La reacción de la gente en esas circunstancias se dibuja con trazos más que oscuros. La violencia en cualquier sentido es moneda corriente. Las creencias absurdas abundan: hay gente que "habla en fantasías", detallando antiguas comidas o imaginando momentos pasados para vivirlos como si fueran ciertos; hay una secta llamada "los corredores" que entrena a sus adeptos para una carrera final hasta caer muertos; otra que intenta convencer a todos de que si sonríen y son amables, la vida mejorará.

Anna atraviesa diversas aventuras hasta un final relativamente esperanzador. Vive con una anciana trapera y su marido hasta que éste intenta violarla; después consigue entrar en la Biblioteca Nacional y trabaja con otro periodista de su país, que había sido enviado para intentar encontrar a su hermano William; finalmente, entra en un hospital, el último refugio caritativo en un entorno cada vez más salvaje. En particular, las observaciones acerca del comportamiento del gobierno fantasma de la ciudad son tan patéticas como terribles, con acciones disparatadas como construir una muralla marina para evitar una invasión exterior que consumen toda la energía que podría emplearse en enderezar la situación, pero que en la extraña lógica del libro parecen más naturales que la búsqueda de soluciones.

Con su característica capacidad para diseccionar la miseria, para detallar cada pequeña minucia en que se descompone esa decadencia atroz, Auster consigue que la situación, pese a que mejore para Anna al adaptarse progresivamente al entorno, sea cada vez peor, y siempre con el egoísmo humano como causante de las progresivas desgracias. Será también a cambio la bondad humana la que acabará por abrir algunas puertas, la que demostrará que al menos ciertas soluciones individuales (como ocurre ante los problemas de nuestro propio mundo real) pueden salvar parte de la catástrofe.

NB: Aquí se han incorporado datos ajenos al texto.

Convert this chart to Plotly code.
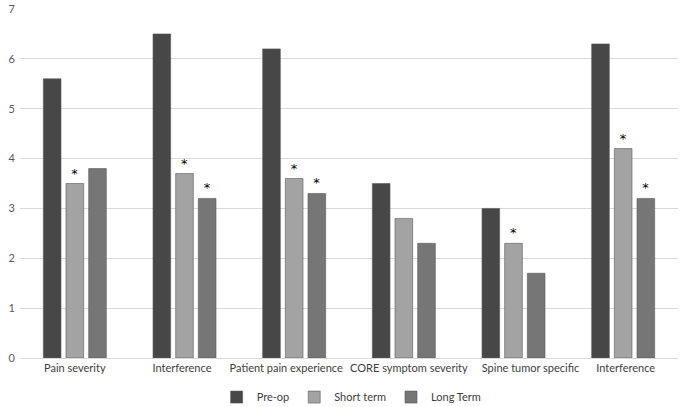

Breve, contundente, ambigua a la hora de las respuestas pero elocuente en sus preguntas, El país de las últimas cosas es a mi juicio una de las grandes novelas de ciencia-ficción creadas fuera del género, al menos de ciencia-ficción concebida, como a mí me gusta entenderla, como el género que trata de realidades alternativas verosímiles, tengan o no su origen en cachivaches pseudocientíficos.